Il fit alors une petite et géniale pirouette et, après un passage remarqué à une prestigieuse école de l’ouest africain, glissa lentement, progressivement et furtivement de l’hôpital vers le ministère des affaires étrangères et là, il embrassa tout de suite la carrière de diplomate attitré, d’honorable ambassadeur (extraordinaire et plénipotentiaire évidemment). Autre lieu, autre titre au ronflement assourdissant ! Avec cette curiosité qu’on ne le vit jamais dans une quelconque ambassade. On soupçonna alors qu’il lorgnait sur quelque poste futur sur la lune ou sur Mars puisque bientôt les hommes allaient sûrement s’y installer. Un tel poste ne serait qu’à la mesure de la dimension exoplanétaire de l’Homme.
En attendant cette affectation chez les amis extraterrestres, il se fit, pour occuper son temps précieux et servir à quelque chose d’utile qui puisse entretenir son nom et lui créer une éblouissante visibilité, thuriféraire et encenseur officiel du régime en place. En d’autres temps, cela s’appelait griot.
Toutes les saintes semaines il taillait sa plume, aiguisait son verbe, battait le rappel de toute la verve qu’on lui connaissait pour produire au bénéfice de la gazette du pouvoir une étincelante littérature chargée d’une double fonction : caresser dans le sens du poil l’homme régnant sur les îlots, embarqué sur un aéroplane émergent, et parallèlement, fouetter l’opposition dont il prédisait régulièrement « l’écroulement » et la pure et simple disparition.
Les amis et proches de notre homme n’avaient de cesse de l’encourager à persévérer dans sa tâche de flagorneur du hobereau qui tient les îlots, et d’annonceur permanent de la mort de l’opposition.
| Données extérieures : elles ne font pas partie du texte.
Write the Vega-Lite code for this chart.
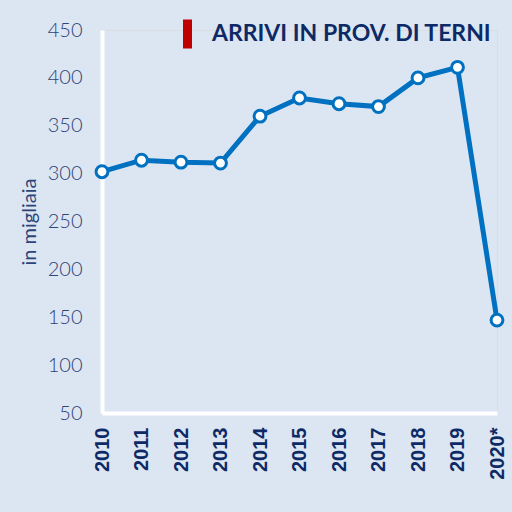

Ses amis lui rappelaient bien opportunément la morale du laboureur de Jean de La Fontaine encourageant ses enfants à creuser, fouiller, bêcher, « dès qu’on aura fait l’oût », leur montrant ainsi que « le travail est un trésor. » ils lui disaient qu’à force de multiplier dans les gazettes les colonnes laudatives pour le pouvoir et incendiaires pour l’opposition, il finirait bien un jour, pourquoi pas, par...décrocher la lune.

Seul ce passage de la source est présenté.